READ ALSO: Casino rivals mull action over state aid rules’ breach

Council of Europe report

Azzopardi contradicted Justice Minister Owen Bonnici's claim that Turkey was the only country to be monitored by the Council of Europe.

"This is not true. There are ten other countries and the list is public: Albania, Armenia, Azerbaijan, Bosnia, Georgia, Moldova, Russia, Serbia, Turkey and Ukraine," Azzopardi said.

He said that when Bonnici accused him of being “spiteful” for supporting a call for the Council of Europe to impose a monitoring procedure on Malta is also a lie. 

"I have nothing to be ashamed of. Shame should be felt by whoever defends the corrupt. The traitor is the corrupt and history will vindicate us eventually," he said, adding that he was proud of fighting for democracy in Malta unlike Prime Minister Joseph Muscat who was a hostage of the criminals who had surrounded him and of the situation he had created in government.

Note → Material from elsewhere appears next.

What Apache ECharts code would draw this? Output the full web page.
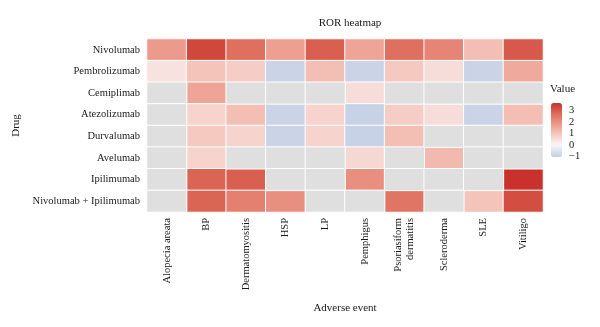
<!DOCTYPE html>
<html>
<head>
<meta charset="utf-8">
<script src="https://cdn.jsdelivr.net/npm/echarts@6/dist/echarts.min.js"></script>
<style>html,body{margin:0;padding:0;background:#fff}#c{width:600px;height:327px}</style>
</head>
<body>
<div id="c"></div>
<script>
const events = ['Alopecia areata','BP','Dermatomyositis','HSP','LP','Pemphigus','Psoriasiform\ndermatitis','Scleroderma','SLE','Vitiligo'];
const drugs = ['Nivolumab','Pembrolizumab','Cemiplimab','Atezolizumab','Durvalumab','Avelumab','Ipilimumab','Nivolumab + Ipilimumab'];
// ROR values (log scale), null = not available
const nivolumab     = [1.8, 3.3, 2.6, 1.7, 2.9, 1.6, 2.6, 2.2, 1.1, 3.0];
const pembrolizumab = [0.4, 1.0, 0.8, -0.9, 1.1, -0.9, 0.9, 0.5, -0.9, 1.5];
const cemiplimab    = [null, 1.6, null, null, null, 0.5, null, null, null, null];
const atezolizumab  = [null, 0.7, 1.1, -0.9, 0.7, -0.95, 0.8, 0.5, -0.9, 1.1];
const durvalumab    = [null, 0.9, 0.7, -0.9, 0.7, -0.95, 1.1, null, null, null];
const avelumab      = [null, 0.7, null, null, null, 0.6, null, 1.2, null, null];
const ipilimumab    = [null, 2.8, 2.9, null, null, 2.0, null, null, null, 3.6];
const nivoIpi       = [null, 2.8, 2.3, 2.0, null, null, 2.5, null, 1.0, 3.2];
const rows = [nivolumab, pembrolizumab, cemiplimab, atezolizumab, durvalumab, avelumab, ipilimumab, nivoIpi];
const legendTicks = [-1, 0, 1, 2, 3];
const vMin = -1.05, vMax = 3.63;

const valData = [], naData = [];
rows.forEach((r, yi) => r.forEach((v, xi) => {
  if (v === null) naData.push([xi, yi, 0]); else valData.push([xi, yi, v]);
}));

// colour ramp in CIELab: blue -> white (at 0) -> red
function hex(c){return [parseInt(c.slice(1,3),16),parseInt(c.slice(3,5),16),parseInt(c.slice(5,7),16)];}
function toLin(c){c/=255;return c<=0.04045?c/12.92:Math.pow((c+0.055)/1.055,2.4);}
function fromLin(c){c=c<=0.0031308?12.92*c:1.055*Math.pow(c,1/2.4)-0.055;return Math.max(0,Math.min(255,Math.round(c*255)));}
function rgb2lab(h){const [r,g,b]=hex(h).map(toLin);
  let x=(r*0.4124+g*0.3576+b*0.1805)/0.95047,y=(r*0.2126+g*0.7152+b*0.0722),z=(r*0.0193+g*0.1192+b*0.9505)/1.08883;
  const f=t=>t>0.008856?Math.cbrt(t):7.787*t+16/116;x=f(x);y=f(y);z=f(z);
  return [116*y-16,500*(x-y),200*(y-z)];}
function lab2rgb(L){let y=(L[0]+16)/116,x=L[1]/500+y,z=y-L[2]/200;
  const fi=t=>t*t*t>0.008856?t*t*t:(t-16/116)/7.787;x=fi(x)*0.95047;y=fi(y);z=fi(z)*1.08883;
  const r=x*3.2406+y*-1.5372+z*-0.4986,g=x*-0.9689+y*1.8758+z*0.0415,b=x*0.0557+y*-0.2040+z*1.0570;
  return 'rgb('+[r,g,b].map(fromLin).join(',')+')';}
function mix(a,b,t){const A=rgb2lab(a),B=rgb2lab(b);return lab2rgb(A.map((x,i)=>x+(B[i]-x)*t));}
const low='#c3cee4', mid='#f7f7f7', high='#c8302a';
const stops=[]; const N=47;
for(let i=0;i<=N;i++){const v=vMin+(vMax-vMin)*i/N; stops.push(v<0?mix(mid,low,-v/(-vMin)):mix(mid,high,v/vMax));}

const font = 'Liberation Serif';
const tc = '#1a1a1a';
const chart = echarts.init(document.getElementById('c'));
chart.setOption({
  animation:false,
  textStyle:{fontFamily:font,color:tc},
  title:[
    {text:'ROR heatmap',left:345,textAlign:'center',top:13,textStyle:{fontFamily:font,fontSize:11,fontWeight:'normal',color:tc}},
    {text:'Value',left:550,top:84,padding:0,textStyle:{fontFamily:font,fontSize:11,fontWeight:'normal',color:tc}}
  ],
  grid:[
    {left:147,right:57,top:39,bottom:115},
    {left:551,top:103,width:11,height:54}
  ],
  xAxis:[
    {type:'category',data:events,gridIndex:0,position:'bottom',
     axisLine:{show:false},axisTick:{show:false},splitLine:{show:false},
     axisLabel:{rotate:90,margin:6,fontFamily:font,fontSize:10.5,color:tc,lineHeight:12,interval:0},
     name:'Adverse event',nameLocation:'middle',nameGap:91,nameTextStyle:{fontFamily:font,fontSize:11,color:tc}},
    {type:'value',gridIndex:1,show:false,min:0,max:1}
  ],
  yAxis:[
    {type:'category',data:drugs,inverse:true,gridIndex:0,
     axisLine:{show:false},axisTick:{show:false},splitLine:{show:false},
     axisLabel:{margin:7,fontFamily:font,fontSize:10.5,color:tc},
     name:'Drug',nameLocation:'middle',nameGap:118,nameTextStyle:{fontFamily:font,fontSize:11,color:tc}},
    {type:'value',gridIndex:1,position:'right',min:vMin,max:vMax,
     axisLine:{show:false},splitLine:{show:false},
     axisTick:{show:true,inside:true,length:2,lineStyle:{color:'#fff',width:1},customValues:legendTicks},
     axisLabel:{customValues:legendTicks,margin:7,fontFamily:font,fontSize:10.5,color:tc,
       formatter:v=>String(v).replace('-','\u2212')}},
    {type:'value',gridIndex:1,position:'left',min:vMin,max:vMax,
     axisLine:{show:false},splitLine:{show:false},axisLabel:{show:false},
     axisTick:{show:true,inside:true,length:2,lineStyle:{color:'#fff',width:1},customValues:legendTicks}}
  ],
  visualMap:{type:'continuous',min:vMin,max:vMax,seriesIndex:0,calculable:false,
    left:551,top:103,itemWidth:11,itemHeight:54,padding:0,text:null,showLabel:false,
    inRange:{color:stops},z:1},
  series:[
    {type:'heatmap',data:valData,xAxisIndex:0,yAxisIndex:0,itemStyle:{borderColor:'#fff',borderWidth:1}},
    {type:'heatmap',data:naData,xAxisIndex:0,yAxisIndex:0,itemStyle:{color:'#dfdfdf',borderColor:'#fff',borderWidth:1}},
    {type:'scatter',data:[],xAxisIndex:1,yAxisIndex:1,z:10}
  ]
});
</script>
</body>
</html>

He added that the 42 amendments Maltese delegates submitted to the "damning" Council of Europe report, were all shot down in the European Parliament.

Egrant Inquiry leak

Azzopardi accused Finance Minister Edward Scicluna, Tourism Minister Konrad Mizzi and Economy Minister Chris Cardona of behaving like criminals before the law courts.

In a case filed by NGO Repubblika, calling for an inquiry on the controversial Vitals Global Healthcare hospitals concession deal, the three ministers made reference to the Egrant Inquiry report, a report that is yet to be made public.

"When Magistrate Claire Stafrace Zammit questioned how the ministers were quoting from the report, the ministers were completely evasive and since they have the right to remain silent and they invoked it, the magistrate couldn't force them to answer. This is what we have become: having ministers invoking their right to remain silent as criminals do," Azzopardi said.

Joseph Muscat's European aspirations

Azzopardi concluded by targeting the Prime Minister, saying that Muscat had had a serious shot at occupying a high office within the European Union, possibly replacing European Council President Donald Tusk, but was ultimately not considered by the EU a week ago since he was considered "toxic."

"He could have avoided this situation had he taken steps against Konrad Mizzi and Keith Schembri but because he protected them he allowed the Bank of Valletta, the Financial Intelligence Analysis Unit, the Malta Financial Services Association to become victims of their impunity," Azzopardi said.

He added that the Prime Minister of the smallest European member state had a "golden opportunity" to occupy a high office but lost this golden ticket because he abstained from removing those people who were compromising that very same golden opportunity for Malta.

"The question we need to ask is this: what is that serious and important for Muscat that made him lose such an opportunity that he himself wanted so desperately? What do the criminals around him know about him?" Azzopardi asked, adding that following the Standards Commissioner, George Hyzler's report, it was clear that Muscat had "bought the loyalty" of his MPs by allowing them to have government jobs, ostensibly engendering several cases of conflict of interest.